─── Data excerpt ───

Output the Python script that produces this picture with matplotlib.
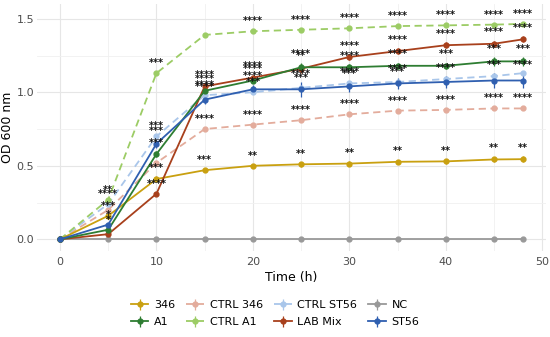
import matplotlib
matplotlib.use("Agg")
import matplotlib.pyplot as plt
import numpy as np

time = [0, 5, 10, 15, 20, 25, 30, 35, 40, 45, 48]

series_names = ["346", "A1", "CTRL 346", "CTRL A1", "CTRL ST56", "LAB Mix", "NC", "ST56"]

v_346 = [0.0, 0.16, 0.41, 0.47, 0.50, 0.51, 0.515, 0.527, 0.53, 0.543, 0.545]
v_A1 = [0.0, 0.065, 0.58, 1.01, 1.08, 1.17, 1.17, 1.18, 1.18, 1.21, 1.21]
v_ctrl346 = [0.0, 0.20, 0.52, 0.75, 0.78, 0.81, 0.85, 0.875, 0.88, 0.89, 0.89]
v_ctrlA1 = [0.0, 0.27, 1.13, 1.39, 1.415, 1.425, 1.435, 1.45, 1.455, 1.46, 1.465]
v_ctrlST56 = [0.0, 0.24, 0.70, 0.98, 1.00, 1.03, 1.06, 1.07, 1.09, 1.11, 1.13]
v_LAB = [0.0, 0.035, 0.31, 1.04, 1.10, 1.16, 1.24, 1.28, 1.32, 1.33, 1.36]
v_NC = [0.0] * 11
v_ST56 = [0.0, 0.10, 0.65, 0.95, 1.02, 1.02, 1.04, 1.06, 1.07, 1.08, 1.08]

e_346 = [0.0, 0.01, 0.02, 0.01, 0.01, 0.015, 0.015, 0.015, 0.015, 0.02, 0.02]
e_A1 = [0.0, 0.01, 0.02, 0.02, 0.02, 0.03, 0.02, 0.02, 0.02, 0.03, 0.03]
e_ctrl346 = [0.0, 0.01, 0.01, 0.01, 0.01, 0.01, 0.01, 0.01, 0.01, 0.01, 0.01]
e_ctrlA1 = [0.0, 0.01, 0.01, 0.01, 0.01, 0.01, 0.01, 0.01, 0.01, 0.01, 0.01]
e_ctrlST56 = [0.0, 0.01, 0.01, 0.01, 0.01, 0.01, 0.01, 0.01, 0.01, 0.01, 0.01]
e_LAB = [0.0, 0.01, 0.01, 0.02, 0.02, 0.03, 0.02, 0.02, 0.02, 0.02, 0.02]
e_NC = [0.0] * 11
e_ST56 = [0.0, 0.01, 0.03, 0.03, 0.03, 0.05, 0.04, 0.04, 0.04, 0.05, 0.05]

s_346 = ["", "***", "***", "***", "**", "**", "**", "**", "**", "**", "**"]
s_A1 = ["", "*", "***", "****", "****", "****", "****", "****", "***", "***", "***"]
s_ctrl346 = ["", "", "", "****", "****", "****", "****", "****", "****", "****", "****"]
s_ctrlA1 = ["", "**", "***", "", "****", "****", "****", "****", "****", "****", "****"]
s_ctrlST56 = ["", "****", "***", "****", "***", "***", "***", "***", "", "", ""]
s_LAB = ["", "", "****", "****", "****", "**", "****", "****", "****", "****", "****"]
s_NC = [""] * 11
s_ST56 = ["", "*", "***", "****", "****", "****", "****", "****", "****", "***", "****"]

values = {"346": v_346, "A1": v_A1, "CTRL 346": v_ctrl346, "CTRL A1": v_ctrlA1,
          "CTRL ST56": v_ctrlST56, "LAB Mix": v_LAB, "NC": v_NC, "ST56": v_ST56}
errors = {"346": e_346, "A1": e_A1, "CTRL 346": e_ctrl346, "CTRL A1": e_ctrlA1,
          "CTRL ST56": e_ctrlST56, "LAB Mix": e_LAB, "NC": e_NC, "ST56": e_ST56}
stars = {"346": s_346, "A1": s_A1, "CTRL 346": s_ctrl346, "CTRL A1": s_ctrlA1,
         "CTRL ST56": s_ctrlST56, "LAB Mix": s_LAB, "NC": s_NC, "ST56": s_ST56}
colors = {"346": "#C9A010", "A1": "#2E7D32", "CTRL 346": "#E3AC9C", "CTRL A1": "#9CCC65",
          "CTRL ST56": "#A9C6EA", "LAB Mix": "#A8401C", "NC": "#999999", "ST56": "#2F5FB0"}
dashed = {"CTRL 346", "CTRL A1", "CTRL ST56"}

fig = plt.figure(figsize=(5.5, 3.37), dpi=100)
ax = fig.add_axes([0.067, 0.255, 0.926, 0.733])

draw_order = ["NC", "CTRL 346", "CTRL ST56", "CTRL A1", "346", "LAB Mix", "A1", "ST56"]
handles = {}
for name in draw_order:
    ls = (0, (4, 2.5)) if name in dashed else "-"
    h = ax.errorbar(time, values[name], yerr=errors[name], color=colors[name],
                    linestyle=ls, linewidth=1.3, marker="o", markersize=3.5,
                    elinewidth=0.9, capsize=0, zorder=3)
    handles[name] = h
    for t, v, e, s in zip(time, values[name], errors[name], stars[name]):
        if s:
            ax.annotate(s, xy=(t, v + e), xytext=(0, 2.5), textcoords="offset points",
                        ha="center", va="bottom", fontsize=7, color="#111111",
                        fontweight="bold", zorder=5)

ax.set_xlim(-2.4, 50.4)
ax.set_ylim(-0.08, 1.6)
ax.set_xticks([0, 10, 20, 30, 40, 50])
ax.set_xticks([5, 15, 25, 35, 45], minor=True)
ax.set_yticks([0.0, 0.5, 1.0, 1.5])
ax.set_yticks([0.25, 0.75, 1.25], minor=True)
ax.set_yticklabels(["0.0", "0.5", "1.0", "1.5"])
ax.grid(which="major", color="#E6E6E6", linewidth=0.8)
ax.grid(which="minor", color="#F0F0F0", linewidth=0.6)
ax.set_axisbelow(True)
for sp in ax.spines.values():
    sp.set_visible(False)
ax.tick_params(which="both", length=0, labelsize=8, labelcolor="#4D4D4D")
ax.tick_params(axis="x", pad=4)
ax.tick_params(axis="y", pad=2)
ax.set_xlabel("Time (h)", fontsize=9, labelpad=3)
ax.set_ylabel("OD 600 nm", fontsize=9, labelpad=2)

leg_order = ["346", "A1", "CTRL 346", "CTRL A1", "CTRL ST56", "LAB Mix", "NC", "ST56"]
fig.legend([handles[n] for n in leg_order], leg_order, loc="lower center",
           bbox_to_anchor=(0.5, 0.0), ncol=4, frameon=False, fontsize=8,
           handlelength=1.6, columnspacing=1.0, handletextpad=0.5, labelspacing=0.6)

fig.savefig("out.png", dpi=100)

───

• [Task requirements]
Repeat the listing above from its first line through the line that contains "1.07, 1.08, 1.08]", both included, and nothing more. Drop the pictures.

• [Solution]
Output the Python script that produces this picture with matplotlib.
import matplotlib
matplotlib.use("Agg")
import matplotlib.pyplot as plt
import numpy as np

time = [0, 5, 10, 15, 20, 25, 30, 35, 40, 45, 48]

series_names = ["346", "A1", "CTRL 346", "CTRL A1", "CTRL ST56", "LAB Mix", "NC", "ST56"]

v_346 = [0.0, 0.16, 0.41, 0.47, 0.50, 0.51, 0.515, 0.527, 0.53, 0.543, 0.545]
v_A1 = [0.0, 0.065, 0.58, 1.01, 1.08, 1.17, 1.17, 1.18, 1.18, 1.21, 1.21]
v_ctrl346 = [0.0, 0.20, 0.52, 0.75, 0.78, 0.81, 0.85, 0.875, 0.88, 0.89, 0.89]
v_ctrlA1 = [0.0, 0.27, 1.13, 1.39, 1.415, 1.425, 1.435, 1.45, 1.455, 1.46, 1.465]
v_ctrlST56 = [0.0, 0.24, 0.70, 0.98, 1.00, 1.03, 1.06, 1.07, 1.09, 1.11, 1.13]
v_LAB = [0.0, 0.035, 0.31, 1.04, 1.10, 1.16, 1.24, 1.28, 1.32, 1.33, 1.36]
v_NC = [0.0] * 11
v_ST56 = [0.0, 0.10, 0.65, 0.95, 1.02, 1.02, 1.04, 1.06, 1.07, 1.08, 1.08]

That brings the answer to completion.